= Harry Oster =

American folklorist

Dr. Harry Oster (April 12, 1923 – January 19, 2001) was an American folklorist and musicologist.

== Biography ==
Oster was the firstborn of Jacob and Sarah, Russian-Polish Jews, who emigrated to Cambridge, Massachusetts.

After one year in college, he was enlisted in January 1943 to serve as a weather observer, graduated from Columbia Business School with an MBA and became a firm manager. He went on to Harvard University to receive a BA (1946),
and to Cornell University for an MA (1950) and PhD in English (1953).
He worked as an assistant in the Cornell department and helped to organize folk-themed public events.

From 1955 he taught at Louisiana State University, English department.
In 1956 he was among the three founders of the Louisiana Folklore Society, through which he issued his recordings of folk music from Louisiana, although the society did not fund them.
The early material included Cajun music from Mamou.
Louisiana Folksong Jambalaya is a collection of folk songs sung by himself.

In 1959 Oster went with New Orleans jazz historian Richard B. Allen
to the Louisiana State Penitentiary, also known as Angola prison, to record African American Blues, Spirituals sung by choirs and soloists, Sermons and personal interviews. The musicians he recorded there for the first time include Robert Pete Williams, Roosevelt Charles, Hogman Maxey, Otis Webster and Robert Guitar Welch, the first of whom was pardoned and was to have a remarkable career. The same year he made, by Allen's advice, a record of Snooks Eaglin in New Orleans and sold it to Folkways Records.

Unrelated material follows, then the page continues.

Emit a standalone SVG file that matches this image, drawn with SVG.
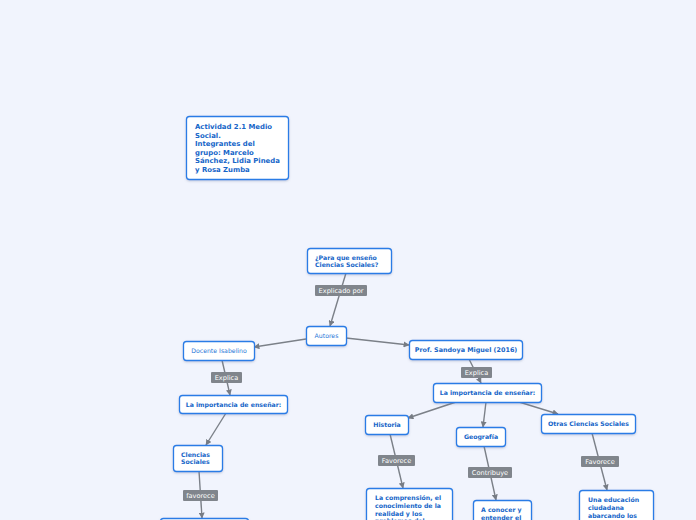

The following recordings were released by his own record label, Folk-Lyric. It was a labor Oster carried alone, packaging and sending the records to buyers and reviewers, with artworks lithographed by hand. Other artists of the label included Reverend Pearly Brown, Louisiana Honeydrippers and the duo Butch Cage and Willie B. Thomas. By the end of the 1960s its catalogue was sold to Arhoolie Records.

In 1963 Oster went as a visiting professor to the University of Iowa, College of Liberal Arts and Sciences. The next year he received associate professorship
and in 1968 full professorship.
Unlike LSU, this university wished to dedicate some of the English curriculum to folklore. In Iowa he developed many new courses, from American Folk Literature to American Jewish Writers to Blues, Ragtime, and Jazz.

His effort to record and endear folk arts ensued in Iowa with releasing Folk Voices of Iowa in 1965 and creating the Old Time Fiddlers Picnic with Art Rosenbaum.

His first book, Living Country Blues, published in 1969, became a landmark in its field. He produced long lists of articles and recordings.

Along the way, he earned grants from Guggenheim fellowship (1961),
Ford Foundation and the National Endowment for the Humanities.

The culmination of Oster's scholarly career came in 2000, with the publication of his Penguin Dictionary of American Folklore.

Oster married Caroline Leinhauser of Ottumwa, Iowa.
Their son Aaron graduated from the university of Iowa and teaches theatre.
The family home in Oak Lawn Avenue, Iowa City, was dotted with a collection of musical instruments, farm tools, quilts and antique furniture, some which he repaired on his own.